Should Free Speech Be Contingent?

by Bob Clasen

What is the basic intellectual defense of free speech? It is that people are intelligent enough to make the best decision, if they are allowed free access to all of the relevant information. The defense of liberty assumes that it is safer to allow all points of view to battle it out in the marketplace of ideas rather than allow any particular group to enforce its point of view at the point of a gun.

This defense of Liberty assumes a rather optimistic opinion about the nature of man. It appears to me that since it has been allowed to dominate in the west, the results have not been so bad; better than in ages when proper opinion was dictated by the Church or State or both.

What does it say about a philosophy or religion that believes that any contrary opinion is "evil" and that it is good to throttle any hostile opinion by violence and force?
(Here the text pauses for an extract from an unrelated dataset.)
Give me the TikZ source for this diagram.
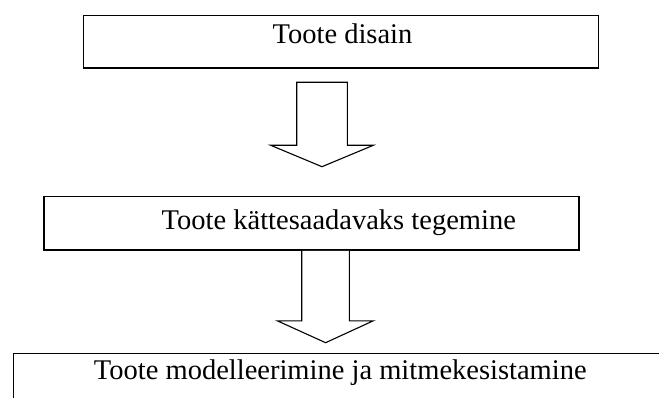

What should we think of any philosophy which has spread itself over the world by force of arms rather than by persuasion and rational argument?

An interesting question is this: what do you do with a person or group which does not grant you the right to freedom of opinion or speech. Such a group tells you that if you express your honestly held opinion you will been assaulted or murdered. Yet this same group demands not only tolerance, but special privileges for its own group. Such a group feels free to insult and assault members of other groups, but demands (on threat of violence) the highest respect for its own sacred beliefs.

Should freedom of speech be granted reciprocally or not at all? By comparison, if a man attempts to obtain advantage by use of force, society reserves the right to use violence to capture and imprison him for its own self defense.

If a group refuses to ackowledge the rights of others to believe and speak freely as they see fit, should society afford them the luxury and privilege of free speech? Or should a group that refuses to allow other groups the freedom to express honest opinion by denied the right to promulagate its attack on freedom?

Just asking.

Comments

J.D. Kessler said…
Obviously not. However, when dealing with the Soviet Union, we threatened, cajoled, embarassed, negotiated, etc.

We never actually got into a live shooting war with them. Thus, diplomacy, economic might, etc. does work without a shooting war.
Bob Cat said…
So I take it you are saying that those who attack others for expressing an opinion should retain their right to free speech.

Can you formulate any argument to support what to you seems self evident? It seems to me that someone who commits violence against another merely for expressing an opinion thereby gives up the right to express his own opinion.